This week we bring you the final Brew Log of the year. We have enjoyed having the chance to share some new beers with you and hope that you have gained a deeper appreciation for craft beer.
With our final review we are highlighting the brewery and the beer that is widely revered in Minnesota as starting the craft beer movement in the state: The Summit Brewing Company Extra Pale Ale.
Mark Stutrud started Summit in 1986 out of his love for beer and named the brewery after the iconic St. Paul street. Craft brewing was not a movement during the 1980s and Summit became pioneers of creating new beers. The Extra Pale Ale was one of the two beers that were first produced by Summit. In 1988, Summit experimented with brewing a blonde ale, the first of its kind in Minnesota.

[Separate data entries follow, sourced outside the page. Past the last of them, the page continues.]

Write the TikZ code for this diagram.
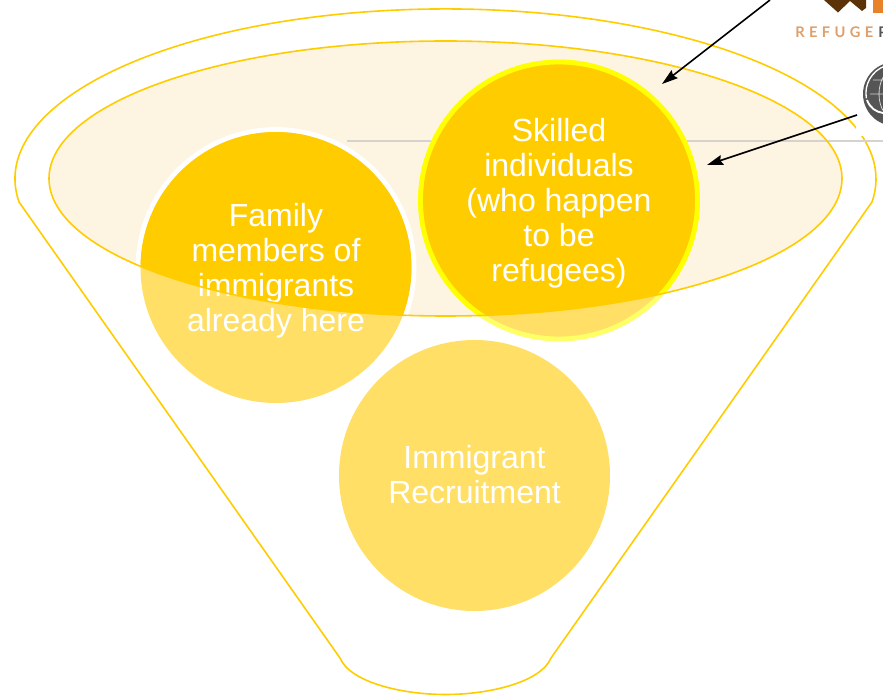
\documentclass[tikz,border=0pt]{standalone}
\usepackage{fontspec}
\setmainfont{Liberation Sans}
\newfontfamily\logofont[LetterSpace=30]{Lato}
\usetikzlibrary{arrows.meta}
\definecolor{funnelline}{HTML}{FFCC00}
\definecolor{funneltop}{HTML}{FEF4E2}
\definecolor{ballsoft}{HTML}{FFDF66}
\definecolor{ringsoft}{HTML}{FFFF66}
\definecolor{ringhard}{HTML}{FFFF00}
\definecolor{guide}{HTML}{D6D3CE}
\definecolor{logobrown}{HTML}{5C3208}
\definecolor{logoorange}{HTML}{E8832A}
\definecolor{logotan}{HTML}{DDA06C}
\definecolor{logogrey}{HTML}{555555}
\tikzset{
  ball/.style={circle,fill=ballsoft,inner sep=0pt,outer sep=0pt,minimum size=203.25pt},
  balltext/.style={text=white,align=center,font=\fontsize{24}{26.25}\selectfont},
  logotext/.style={anchor=base west,inner sep=0pt,font=\logofont\bfseries\fontsize{11}{11}\selectfont},
  rim/.style={line width=1.2pt,draw=funnelline},
  pointer/.style={line width=1.2pt,-{Stealth[length=12pt,width=7.5pt,inset=1.5pt]}}
}
\begin{document}
\begin{tikzpicture}[x=.75pt,y=-.75pt]
  \useasboundingbox (0,0) rectangle (883,698);
  \clip (0,0) rectangle (883,698);
  % fixed points
  \coordinate (mouth) at (445.5,178.5);
  \coordinate (cornerL) at (19,202);
  \coordinate (cornerR) at (872,202);
  \coordinate (spoutL) at (340,658);
  \coordinate (spoutR) at (551,658);
  \coordinate (spoutB) at (445.5,694.5);
  \coordinate (logoA) at (770,0);
  \coordinate (logoB) at (857,115);
  \coordinate (hitA) at (662,84);
  \coordinate (hitB) at (707,165);
  % funnel body
  \draw[rim] (cornerL) arc[start angle=172.2,end angle=367.8,x radius=430.5,y radius=170]
    -- (spoutR) .. controls (541,682) and (490,694.5) .. (spoutB)
    .. controls (401,694.5) and (350,682) .. (spoutL) -- cycle;
  \fill[funneltop] (mouth) ellipse [x radius=396.5,y radius=137.5];
  \coordinate (guideL) at (347,141);
  \coordinate (guideR) at (883,141);
  \draw[guide,line width=1.2pt] (guideL) -- (guideR);
  % logos
  \fill[white] (856,0) rectangle (883,136);
  \fill[logobrown] (824,0) -- (838,12.5) -- (850,1) -- (862,11) -- (866,8) -- (866,0) -- cycle;
  \fill[logoorange] (873,0) rectangle (883,13);
  \node[logotext,text=logotan] (refuge) at (795,38) {REFUGE};
  \node[logotext,text=logogrey] (point) at (878,38) {P};
  \fill[logogrey] (895,94) circle [radius=32];
  \draw[white,line width=1pt] (885,66) arc [start angle=250,end angle=170,radius=29];
  \draw[white,line width=1.4pt] (867,100) .. controls (870,108) and (876,112) .. (883,113);
  \draw[white!75!logogrey,line width=.6pt] (895,94) circle [x radius=16,y radius=25] (870,94) -- (883,94) (873,80) -- (883,80);
  % balls, pale first
  \node[ball,minimum size=207.75pt,draw=ringsoft,line width=3.6pt] (skilled) at (559,200.5) {};
  \node[ball] (family) at (276,267.5) {};
  \node[ball] (recruit) at (474.5,475.5) {};
  \begin{scope}
    \clip (mouth) ellipse [x radius=396.5,y radius=137.5];
    \draw[white,line width=3.6pt] (family) circle [radius=138];
    \fill[funnelline] (family) circle [radius=135.5];
    \draw[ringhard,line width=3.6pt,fill=funnelline] (skilled) circle [radius=138.5];
  \end{scope}
  % labels
  \node[balltext] (familytext) at (276,270.5) {Family\\members of\\immigrants\\already here};
  \node[balltext] (skilledtext) at (559,203.5) {Skilled\\individuals\\(who happen\\to be\\refugees)};
  \node[balltext] (recruittext) at (474.5,474.5) {Immigrant\\Recruitment};
  \draw[rim] (mouth) ellipse [x radius=396.5,y radius=137.5];
  % pointers
  \draw[pointer] (logoA) -- (hitA);
  \draw[pointer] (logoB) -- (hitB);
\end{tikzpicture}
\end{document}
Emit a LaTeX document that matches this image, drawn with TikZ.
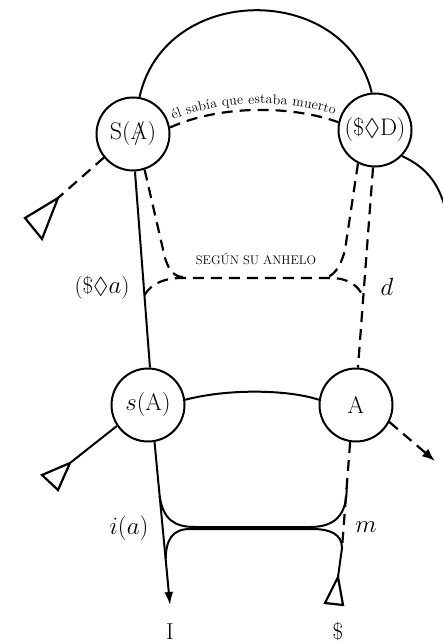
\documentclass[tikz,border=0pt]{standalone}
\usepackage{amssymb}
\usetikzlibrary{arrows.meta,decorations.text,calc}
\newcommand{\barA}{\mbox{\rlap{A}\kern0.13em/\kern0.12em}}
\begin{document}
\begin{tikzpicture}[x=1pt,y=-1pt,
  circ/.style={circle,draw,line width=2pt,minimum size=73pt,inner sep=0pt,font=\fontsize{24}{26}\selectfont},
  sol/.style={line width=2pt},
  dsh/.style={line width=2.2pt,dash pattern=on 11pt off 7pt},
  lab/.style={font=\fontsize{23}{26}\selectfont,inner sep=0pt},
  tri/.style={line width=2.2pt,line join=miter}]
\useasboundingbox (0,0) rectangle (443,644);
% circles
\node[circ] (SA) at (133,134) {S(\barA)};
\node[circ] (SD) at (375,130) {(\$$\lozenge$D)};
\node[circ] (sA) at (148,405) {$s$(A)};
\node[circ] (A) at (356,405) {A};
% free ends
\coordinate (t1) at (58,198);
\coordinate (t2) at (70,463);
\coordinate (t3) at (338,577);
\coordinate (Itip) at (170,605);
\coordinate (Aout) at (435,461);
\coordinate (mB) at (342,548);
\coordinate (edge) at (447,215);
% top arc
\draw[sol] (SA.80) .. controls (165,-18) and (345,-18) .. (SD.95);
% dashed upper chain with text
\draw[dsh] (SA.10) .. controls (220,105) and (290,105) .. (SD.168);
\path[decorate,decoration={text along path,text align=center,raise=6pt,
  text={|\fontsize{14}{16}\selectfont|él sabía que estaba muerto}}]
  (SA.10) .. controls (220,105) and (290,105) .. (SD.168);
% right exit of SD
\draw[sol] (SD.-44) .. controls (428,168) and (440,185) .. (edge);
% left dashed to triangle
\draw[dsh] (SA.219) -- (t1);
\draw[tri] (t1) -- (25,218) -- (42,239) -- cycle;
% main vertical solid
\draw[sol] (SA.273) -- (sA.87);
% dashed from SA down to cusp
\draw[dsh] (SA.288) -- (165,258) .. controls (169,271) and (175,277) .. (183,277);
% dashed from SD down to cusp
\draw[dsh] (SD.243) -- (345,250) .. controls (341,265) and (336,273) .. (328,277);
% d line
\draw[dsh] (SD.267) -- (A.87);
% horizontal dashed
\coordinate (hL) at ($(SA.273)!0.63!(sA.87)$);
\coordinate (hR) at ($(SD.267)!0.647!(A.87)$);
\draw[dsh] (hL) .. controls (152,283) and (165,278) .. (182,278) -- (330,278)
  .. controls (348,278) and (358,285) .. (hR);
\node[font=\fontsize{12.5}{14}\selectfont] (anh) at (256,259) {SEGÚN SU ANHELO};
% lower level
\draw[sol] (sA.8) .. controls (230,388) and (290,390) .. (A.172);
\draw[sol] (sA.214) -- (t2);
\draw[tri] (t2) -- (42,475) -- (58,490) -- cycle;
\draw[dsh,-{Latex[length=13pt,width=10pt]}] (A.-27) -- (Aout);
\draw[sol,-{Latex[length=13pt,width=9pt]}] (sA.280) -- (Itip);
\draw[dsh] (A.261) -- (mB);
\coordinate (uL) at ($(sA.280)!0.33!(Itip)$);
\coordinate (uR) at ($(A.261)!0.43!(mB)$);
\draw[sol] (uL) .. controls (163,520) and (175,527) .. (195,527) -- (310,527)
  .. controls (335,527) and (347,515) .. (uR);
\coordinate (lL) at ($(sA.280)!0.72!(Itip)$);
\draw[sol] (t3) -- (mB) .. controls (342,534) and (330,529) .. (312,529) -- (190,529)
  .. controls (172,529) and (166,540) .. (lL);
\draw[tri] (t3) -- (325,603) -- (343,605) -- cycle;
% labels
\node[lab] (la) at (102,288) {(\$$\lozenge a$)};
\node[lab] (ld) at (387,287) {$d$};
\node[lab] (lm) at (366,527) {$m$};
\node[lab] (lia) at (129,528) {$i(a)$};
\node[lab] (lI) at (170,632) {I};
\node[lab] (lS) at (338,632) {\$};
\end{tikzpicture}
\end{document}
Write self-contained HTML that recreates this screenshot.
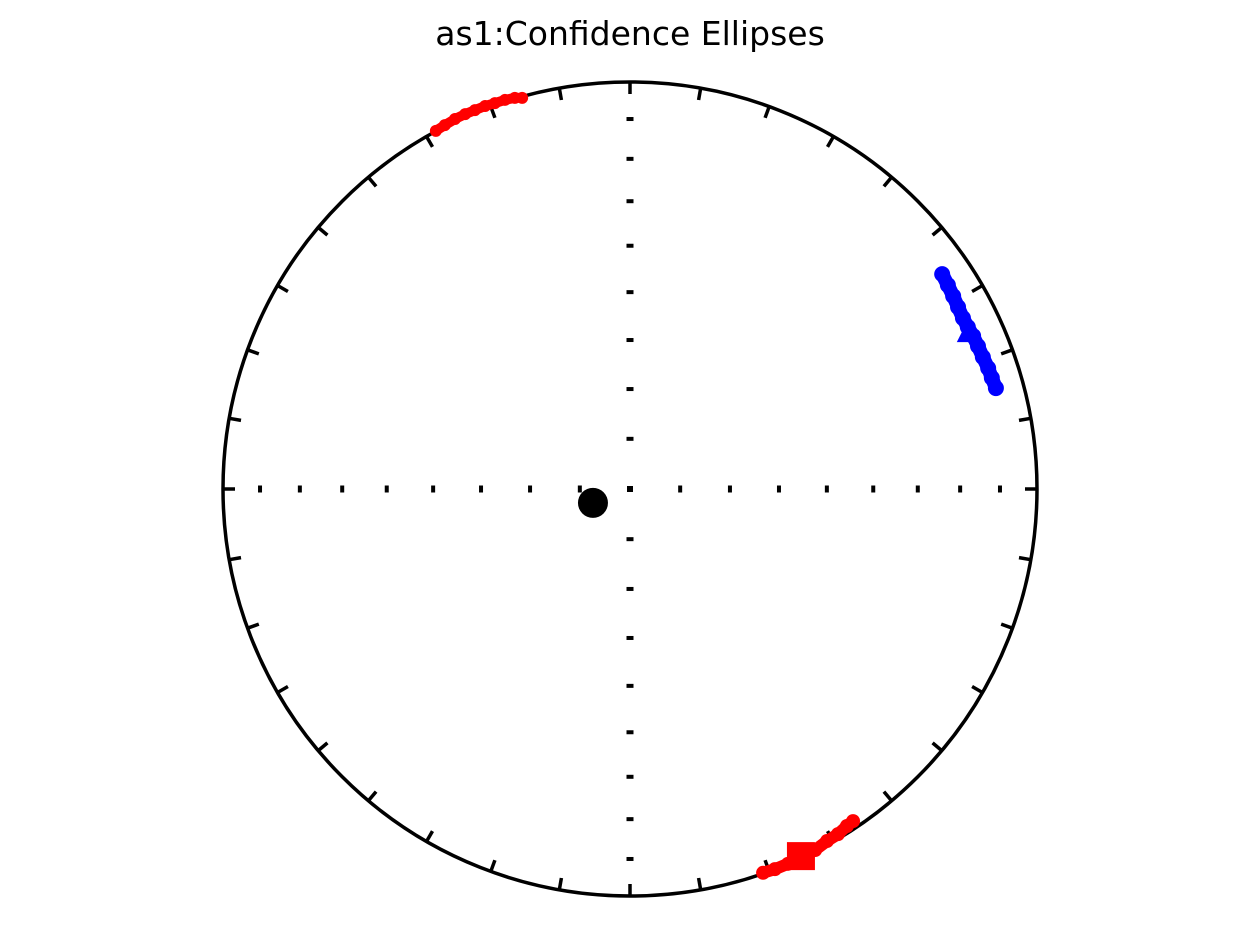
<!DOCTYPE html>
<html><head><meta charset="utf-8"><style>
html,body{margin:0;padding:0;background:#fff;}
svg{display:block;font-family:"DejaVu Sans","Liberation Sans",sans-serif;}
#title{font-size:33px;}
</style></head><body>
<svg id="chart" width="1260" height="937">
<text id="title" x="630" y="45" text-anchor="middle" style="font-size:33px">as1:Confidence Ellipses</text>
<g id="net"></g>
<g id="marks"></g>
</svg>
<script>
const redTopX = [-0.477,-0.455,-0.430,-0.405,-0.381,-0.356,-0.332,-0.307,-0.283,-0.265];
const redTopY = [0.880,0.894,0.909,0.921,0.931,0.941,0.948,0.956,0.961,0.961];
const blueX = [0.767,0.781,0.794,0.806,0.818,0.830,0.843,0.855,0.867,0.880,0.889,0.899];
const blueY = [0.528,0.501,0.474,0.447,0.420,0.398,0.376,0.351,0.324,0.297,0.273,0.248];
const redBotX = [0.327,0.356,0.388,0.420,0.455,0.484,0.511,0.533,0.548];
const redBotY = [-0.943,-0.934,-0.921,-0.907,-0.887,-0.865,-0.848,-0.828,-0.816];
const squarePt = [0.420,-0.902];
const trianglePt = [0.830,0.383];
const centerDot = [-0.091,-0.034];

const CX=630, CY=489, R=407, NS="http://www.w3.org/2000/svg";
const sx = v => CX + v*R;
const sy = v => CY - v*R;
const net=document.getElementById('net'), marks=document.getElementById('marks');
function mk(tag, attrs, parent){const e=document.createElementNS(NS,tag);for(const k in attrs)e.setAttribute(k,attrs[k]);parent.appendChild(e);return e;}

const circ=mk('circle',{cx:CX,cy:CY,r:R,fill:'none',stroke:'#000','stroke-width':3.5},net);


for(let a=0;a<360;a+=10){
  const t=a*Math.PI/180, s=Math.sin(t), c=Math.cos(t);
  const l=mk('line',{x1:CX+s*R,y1:CY-c*R,x2:CX+s*(R-12),y2:CY-c*(R-12),stroke:'#000','stroke-width':3.5},net);
  
  
}
for(let d=0;d<90;d+=10){
  const r=R*Math.SQRT2*Math.sin(d*Math.PI/360);
  const pts=d===0?[[0,0]]:[[r,0],[-r,0],[0,r],[0,-r]];
  pts.forEach(([dx,dy])=>{
    const horiz = dy===0 && d!==0;
    const w = horiz?4:7, h = horiz?7:4;
    const rc=mk('rect',{x:CX+dx-(d===0?3:w/2),y:CY+dy-(d===0?3:h/2),width:d===0?6:w,height:d===0?6:h,fill:'#000'},net);
    
    
  });
}
function cluster(xs,ys,color,name,w){
  const pl=mk('polyline',{points:xs.map((x,i)=>sx(x)+','+sy(ys[i])).join(' '),fill:'none',stroke:color,'stroke-width':w,'stroke-linecap':'round','stroke-linejoin':'round'},marks);
  
  
  xs.forEach((x,i)=>{
    const c=mk('circle',{cx:sx(x),cy:sy(ys[i]),r:w/2+1,fill:color},marks);
    
    
  });
}
cluster(redTopX,redTopY,'#ff0000','red-top-ellipse',10);
cluster(blueX,blueY,'#0000ff','blue-ellipse',14);
cluster(redBotX,redBotY,'#ff0000','red-bottom-ellipse',12);
const sq=mk('rect',{x:sx(squarePt[0])-14,y:sy(squarePt[1])-14,width:28,height:28,fill:'#ff0000'},marks);


const tx=sx(trianglePt[0]), ty=sy(trianglePt[1]);
const tr=mk('polygon',{points:`${tx},${ty-13} ${tx+11},${ty+9} ${tx-11},${ty+9}`,fill:'#0000ff'},marks);


const dt=mk('circle',{cx:sx(centerDot[0]),cy:sy(centerDot[1]),r:15,fill:'#000'},marks);


</script>
</body></html>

After growing in popularity, Summit purchased copper brewing materials from a brewery in Bavaria in 1995. This harkens back to Summit’s desire to be more in touch with the foundation of German style beer. In 1996, Summit broke ground on their current brewhouse, a parcel of land that they bought for just $1. The land was the site of an old Texaco refinery site and the soil had some levels of contamination. Summit bought the land but had to clean up the soil, which they did. As a result, the Summit brewery was the first brewery built from the ground up since prohibition.
Now to the beer itself, the Extra Pale Ale. This beer won the 2010 World Beer Cup gold medal in the Classic English-Style Pale Ale category. This beer has been referenced among many Minnesotan brewery circles as being the beer that inspired future breweries. The Extra Pale Ale pours with a deep golden color. It has a nice citrusy aroma with mild malty notes. It has a remarkably smooth taste with a malty aftertaste as well. This beer can be described as a slightly more malty version of an India Pale Ale (IPA). There are notes of hops when first sipped and it lingers throughout.
Overall, from start to finish this is an extremely tasty, smooth and enjoyable beer.
Pale Ales have a rich history that can be traced back to England in the 1640s. Before that time, English brewers used wood and peat fires to roast malt that gave off a smoky flavor and dark color. In the 1640s they began to use coke to roast their malts. Coke is a fossil fuel that can be derived from coal just as charcoal can be created from wood. The use of coke in the roasting process led to a lighter variety of malt coining the term ‘pale ale.’ The use of this roasted malt and the generous addition of hops helped English beers survive the trip to English colonies such as India. These strong hoppy beers became very popular and have taken off since then.
Overall, this is a very drinkable ale that doesn’t lack in flavor. You get the best of a brown ale crossed with an IPA and this makes for a beer that is easy to pick up time and time again. The Extra Pale Ale is one of Summit’s flagship beers and can easily be found at a local bar or liquor store. You may even find it at our local Brother Willie’s Pub.
Thanks to everyone who has enjoyed the Brew Log with us. We appreciated having the opportunity to share our love of beer with you and we hoped that you learned something along the way. Sláinte and cheers to all.